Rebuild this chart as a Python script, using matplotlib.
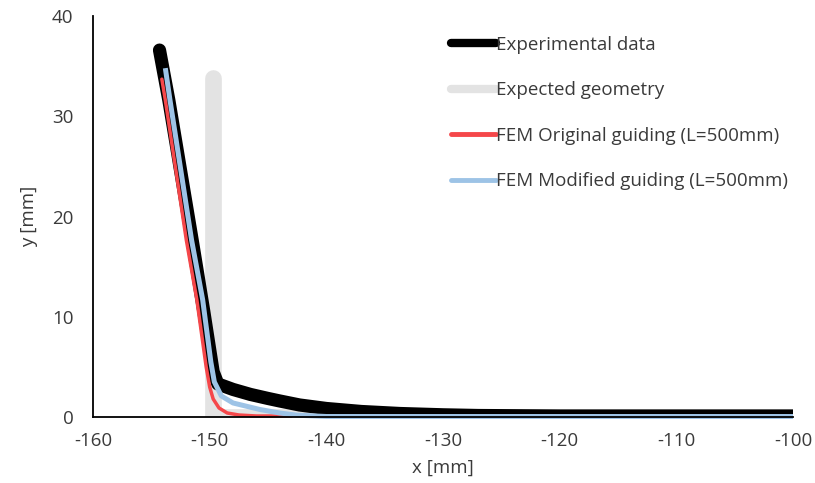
import matplotlib.pyplot as plt
from matplotlib.lines import Line2D

# --- data ---
exp_x = [-154.3, -153.5, -151.5, -150.5, -149.7, -149.3, -148.0, -146.5, -145.0,
         -144.0, -142.3, -140.0, -137.0, -133.7, -130.0, -127.0, -120.0, -110.0, -100.0]
exp_y = [36.6, 31.6, 17.65, 10.5, 4.5, 3.3, 2.75, 2.25, 1.85,
         1.6, 1.2, 0.85, 0.55, 0.35, 0.22, 0.15, 0.1, 0.1, 0.1]

geo_x = [-149.7, -149.7, -100.0]
geo_y = [33.8, 0.0, 0.0]

orig_x = [-154.1, -153.8, -152.0, -151.1, -150.3, -150.0, -149.7, -149.2,
          -148.5, -147.5, -146.0, -144.0, -143.0]
orig_y = [33.7, 31.6, 17.65, 11.7, 5.0, 3.0, 1.8, 0.9, 0.4, 0.2, 0.1, 0.1, 0.1]

mod_x = [-153.8, -153.4, -151.55, -150.6, -149.9, -149.6, -149.0, -148.0,
         -145.7, -144.0, -142.5, -140.0, -120.0, -100.0]
mod_y = [34.8, 31.6, 17.65, 11.7, 5.5, 3.5, 2.1, 1.4, 0.75, 0.4, 0.18, 0.05, 0.05, 0.05]

labels = ["Experimental data", "Expected geometry",
          "FEM Original guiding (L=500mm)", "FEM Modified guiding (L=500mm)"]
colors = ["#000000", "#e3e3e3", "#f5474a", "#9dc3e6"]

txt = "#3a3a3a"
plt.rcParams['font.family'] = ['Open Sans', 'DejaVu Sans']
plt.rcParams['axes.unicode_minus'] = False
fs = 13.5

fig = plt.figure(figsize=(8.15, 4.83), dpi=100)
ax = fig.add_axes([93 / 815, 66 / 483, 700 / 815, 401 / 483])

ax.plot(geo_x, geo_y, color=colors[1], lw=12, solid_capstyle='round',
        solid_joinstyle='round', zorder=1)
ax.plot(exp_x, exp_y, color=colors[0], lw=9.5, solid_capstyle='round',
        solid_joinstyle='round', zorder=2)
ax.plot(orig_x, orig_y, color=colors[2], lw=2.5, solid_capstyle='round',
        zorder=3, clip_on=False)
ax.plot(mod_x, mod_y, color=colors[3], lw=3.6, solid_capstyle='butt',
        zorder=4, clip_on=False)

ax.set_xlim(-160, -100)
ax.set_ylim(0, 40)
ax.set_xticks(range(-160, -99, 10))
ax.set_yticks(range(0, 41, 10))
ax.tick_params(length=0, labelsize=fs, labelcolor=txt)
ax.tick_params(axis='x', pad=11)
ax.tick_params(axis='y', pad=14)
for s in ['top', 'right']:
    ax.spines[s].set_visible(False)
for s in ['left', 'bottom']:
    ax.spines[s].set_linewidth(1.3)
    ax.spines[s].set_color('#000000')
    ax.spines[s].set_zorder(5)

ax.set_xlabel("x [mm]", fontsize=fs, color=txt, labelpad=6)
ax.set_ylabel("y [mm]", fontsize=fs, color=txt, labelpad=10)

handles = [Line2D([0], [0], color=colors[0], lw=6, solid_capstyle='round'),
           Line2D([0], [0], color=colors[1], lw=6, solid_capstyle='round'),
           Line2D([0], [0], color=colors[2], lw=3.5, solid_capstyle='round'),
           Line2D([0], [0], color=colors[3], lw=3.5, solid_capstyle='round')]
leg = ax.legend(handles, labels, loc='upper left', bbox_to_anchor=(0.5, 0.97),
                frameon=False, fontsize=fs, handlelength=2.4, handletextpad=0.05,
                labelspacing=1.47, borderaxespad=0)
for t in leg.get_texts():
    t.set_color(txt)

fig.savefig("out.png", dpi=100)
_ _ _
GIVEN REQUEST: Quote the material word for word, dropping any images it holds.

ANSWER TO THE PROBLEM:
Rebuild this chart as a Python script, using matplotlib.
import matplotlib.pyplot as plt
from matplotlib.lines import Line2D

# --- data ---
exp_x = [-154.3, -153.5, -151.5, -150.5, -149.7, -149.3, -148.0, -146.5, -145.0,
         -144.0, -142.3, -140.0, -137.0, -133.7, -130.0, -127.0, -120.0, -110.0, -100.0]
exp_y = [36.6, 31.6, 17.65, 10.5, 4.5, 3.3, 2.75, 2.25, 1.85,
         1.6, 1.2, 0.85, 0.55, 0.35, 0.22, 0.15, 0.1, 0.1, 0.1]

geo_x = [-149.7, -149.7, -100.0]
geo_y = [33.8, 0.0, 0.0]

orig_x = [-154.1, -153.8, -152.0, -151.1, -150.3, -150.0, -149.7, -149.2,
          -148.5, -147.5, -146.0, -144.0, -143.0]
orig_y = [33.7, 31.6, 17.65, 11.7, 5.0, 3.0, 1.8, 0.9, 0.4, 0.2, 0.1, 0.1, 0.1]

mod_x = [-153.8, -153.4, -151.55, -150.6, -149.9, -149.6, -149.0, -148.0,
         -145.7, -144.0, -142.5, -140.0, -120.0, -100.0]
mod_y = [34.8, 31.6, 17.65, 11.7, 5.5, 3.5, 2.1, 1.4, 0.75, 0.4, 0.18, 0.05, 0.05, 0.05]

labels = ["Experimental data", "Expected geometry",
          "FEM Original guiding (L=500mm)", "FEM Modified guiding (L=500mm)"]
colors = ["#000000", "#e3e3e3", "#f5474a", "#9dc3e6"]

txt = "#3a3a3a"
plt.rcParams['font.family'] = ['Open Sans', 'DejaVu Sans']
plt.rcParams['axes.unicode_minus'] = False
fs = 13.5

fig = plt.figure(figsize=(8.15, 4.83), dpi=100)
ax = fig.add_axes([93 / 815, 66 / 483, 700 / 815, 401 / 483])

ax.plot(geo_x, geo_y, color=colors[1], lw=12, solid_capstyle='round',
        solid_joinstyle='round', zorder=1)
ax.plot(exp_x, exp_y, color=colors[0], lw=9.5, solid_capstyle='round',
        solid_joinstyle='round', zorder=2)
ax.plot(orig_x, orig_y, color=colors[2], lw=2.5, solid_capstyle='round',
        zorder=3, clip_on=False)
ax.plot(mod_x, mod_y, color=colors[3], lw=3.6, solid_capstyle='butt',
        zorder=4, clip_on=False)

ax.set_xlim(-160, -100)
ax.set_ylim(0, 40)
ax.set_xticks(range(-160, -99, 10))
ax.set_yticks(range(0, 41, 10))
ax.tick_params(length=0, labelsize=fs, labelcolor=txt)
ax.tick_params(axis='x', pad=11)
ax.tick_params(axis='y', pad=14)
for s in ['top', 'right']:
    ax.spines[s].set_visible(False)
for s in ['left', 'bottom']:
    ax.spines[s].set_linewidth(1.3)
    ax.spines[s].set_color('#000000')
    ax.spines[s].set_zorder(5)

ax.set_xlabel("x [mm]", fontsize=fs, color=txt, labelpad=6)
ax.set_ylabel("y [mm]", fontsize=fs, color=txt, labelpad=10)

handles = [Line2D([0], [0], color=colors[0], lw=6, solid_capstyle='round'),
           Line2D([0], [0], color=colors[1], lw=6, solid_capstyle='round'),
           Line2D([0], [0], color=colors[2], lw=3.5, solid_capstyle='round'),
           Line2D([0], [0], color=colors[3], lw=3.5, solid_capstyle='round')]
leg = ax.legend(handles, labels, loc='upper left', bbox_to_anchor=(0.5, 0.97),
                frameon=False, fontsize=fs, handlelength=2.4, handletextpad=0.05,
                labelspacing=1.47, borderaxespad=0)
for t in leg.get_texts():
    t.set_color(txt)

fig.savefig("out.png", dpi=100)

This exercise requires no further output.